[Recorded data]
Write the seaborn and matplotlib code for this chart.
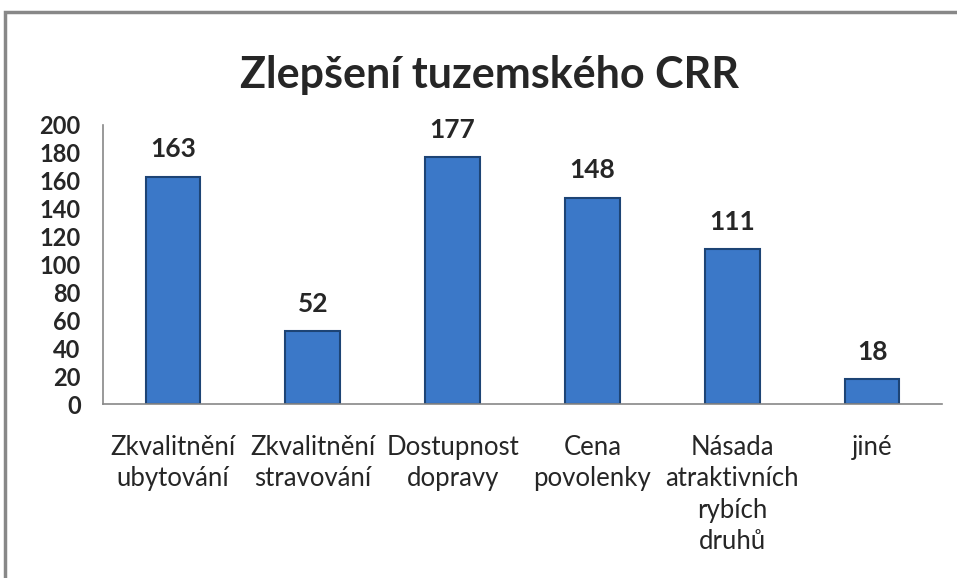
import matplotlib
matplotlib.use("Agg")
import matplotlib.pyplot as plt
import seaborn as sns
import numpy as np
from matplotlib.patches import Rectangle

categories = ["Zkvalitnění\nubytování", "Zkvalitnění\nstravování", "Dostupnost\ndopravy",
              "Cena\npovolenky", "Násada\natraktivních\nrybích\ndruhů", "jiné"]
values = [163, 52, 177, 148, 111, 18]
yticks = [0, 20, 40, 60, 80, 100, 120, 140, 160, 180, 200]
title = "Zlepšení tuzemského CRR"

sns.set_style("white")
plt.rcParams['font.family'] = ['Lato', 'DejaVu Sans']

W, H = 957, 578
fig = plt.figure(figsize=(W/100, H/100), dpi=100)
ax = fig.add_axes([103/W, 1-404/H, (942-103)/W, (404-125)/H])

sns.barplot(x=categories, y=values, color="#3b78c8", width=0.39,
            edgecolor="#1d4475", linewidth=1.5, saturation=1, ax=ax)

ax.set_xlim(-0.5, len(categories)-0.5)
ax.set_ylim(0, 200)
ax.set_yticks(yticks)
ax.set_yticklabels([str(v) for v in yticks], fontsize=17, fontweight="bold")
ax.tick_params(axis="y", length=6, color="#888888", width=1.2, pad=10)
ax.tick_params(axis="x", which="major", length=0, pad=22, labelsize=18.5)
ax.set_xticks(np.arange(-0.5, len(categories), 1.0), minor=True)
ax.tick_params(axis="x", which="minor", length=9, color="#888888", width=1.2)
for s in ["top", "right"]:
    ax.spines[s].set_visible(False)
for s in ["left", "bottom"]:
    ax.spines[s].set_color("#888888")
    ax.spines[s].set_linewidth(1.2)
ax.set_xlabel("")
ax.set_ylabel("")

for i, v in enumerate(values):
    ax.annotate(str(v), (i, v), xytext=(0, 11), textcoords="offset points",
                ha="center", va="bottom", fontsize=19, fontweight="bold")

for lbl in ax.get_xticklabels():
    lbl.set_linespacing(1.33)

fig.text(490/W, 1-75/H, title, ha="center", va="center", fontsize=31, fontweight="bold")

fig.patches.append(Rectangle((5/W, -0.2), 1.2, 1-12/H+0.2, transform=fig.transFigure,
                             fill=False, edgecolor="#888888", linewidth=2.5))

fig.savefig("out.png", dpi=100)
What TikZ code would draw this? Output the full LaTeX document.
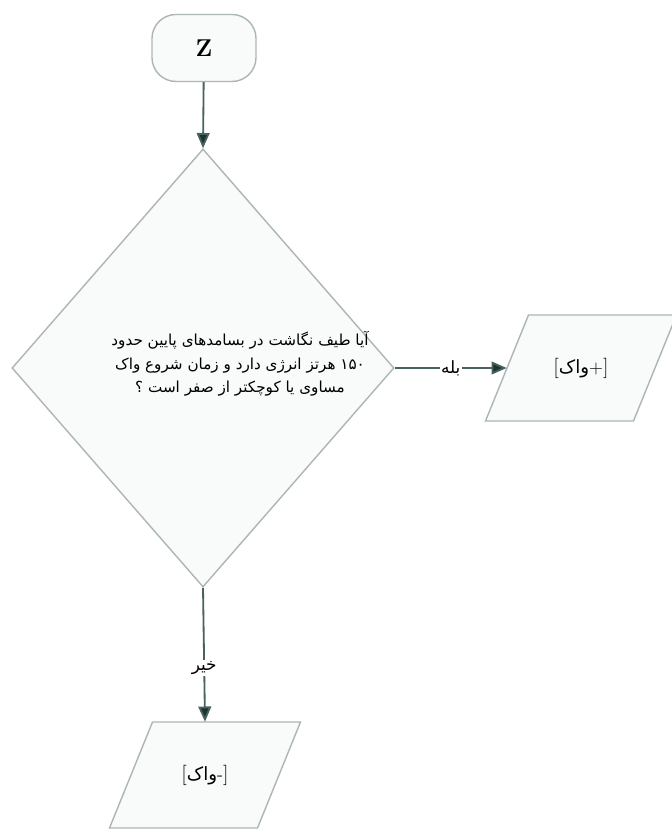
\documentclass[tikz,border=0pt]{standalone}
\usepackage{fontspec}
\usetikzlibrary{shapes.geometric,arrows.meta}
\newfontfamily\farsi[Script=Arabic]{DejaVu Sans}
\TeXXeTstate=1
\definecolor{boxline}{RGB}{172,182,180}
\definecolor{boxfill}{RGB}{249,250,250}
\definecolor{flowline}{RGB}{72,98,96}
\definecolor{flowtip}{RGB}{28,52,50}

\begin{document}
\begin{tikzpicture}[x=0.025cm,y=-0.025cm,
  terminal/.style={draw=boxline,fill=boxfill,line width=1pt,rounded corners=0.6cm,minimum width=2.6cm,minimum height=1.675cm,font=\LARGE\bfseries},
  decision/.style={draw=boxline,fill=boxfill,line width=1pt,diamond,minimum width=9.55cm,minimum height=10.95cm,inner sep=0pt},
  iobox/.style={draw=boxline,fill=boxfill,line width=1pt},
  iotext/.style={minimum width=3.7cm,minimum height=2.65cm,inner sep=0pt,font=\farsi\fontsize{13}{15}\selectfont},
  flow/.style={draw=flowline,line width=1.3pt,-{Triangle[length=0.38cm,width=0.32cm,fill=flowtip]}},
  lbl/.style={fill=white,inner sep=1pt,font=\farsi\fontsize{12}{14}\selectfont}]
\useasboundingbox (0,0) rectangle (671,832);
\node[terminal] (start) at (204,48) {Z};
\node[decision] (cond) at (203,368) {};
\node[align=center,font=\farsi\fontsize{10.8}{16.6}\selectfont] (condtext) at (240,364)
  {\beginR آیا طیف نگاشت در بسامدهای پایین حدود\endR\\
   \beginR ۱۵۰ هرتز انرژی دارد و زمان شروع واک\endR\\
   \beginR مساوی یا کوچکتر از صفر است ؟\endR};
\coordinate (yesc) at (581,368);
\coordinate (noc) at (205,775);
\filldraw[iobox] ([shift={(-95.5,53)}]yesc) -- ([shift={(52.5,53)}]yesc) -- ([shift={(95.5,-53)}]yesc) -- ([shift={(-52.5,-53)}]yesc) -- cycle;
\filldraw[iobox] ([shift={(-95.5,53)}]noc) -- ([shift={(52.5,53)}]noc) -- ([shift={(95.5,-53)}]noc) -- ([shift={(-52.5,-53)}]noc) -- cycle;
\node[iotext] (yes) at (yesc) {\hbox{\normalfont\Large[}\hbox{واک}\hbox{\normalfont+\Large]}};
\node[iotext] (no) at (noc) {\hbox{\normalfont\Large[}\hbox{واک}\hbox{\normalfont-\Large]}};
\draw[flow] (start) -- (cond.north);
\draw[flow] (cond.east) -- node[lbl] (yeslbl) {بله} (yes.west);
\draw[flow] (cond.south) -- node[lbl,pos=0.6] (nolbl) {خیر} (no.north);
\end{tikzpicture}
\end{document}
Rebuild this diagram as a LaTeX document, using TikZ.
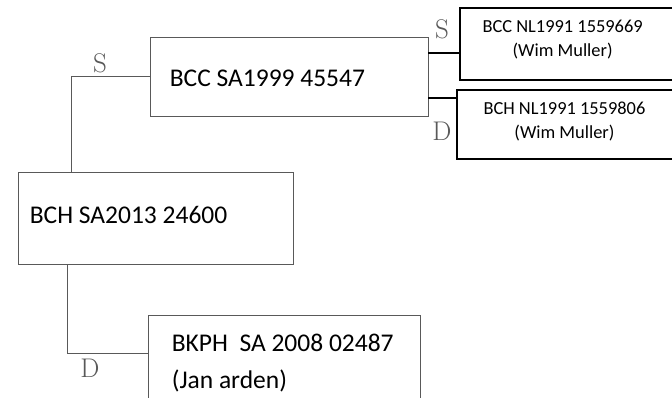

* [PROBLEM REQUIREMENTS] Using the listing above, locate the lines that hold "seaborn" and copy each one.

* [TASK OUTPUT]
Write the seaborn and matplotlib code for this chart.
import seaborn as sns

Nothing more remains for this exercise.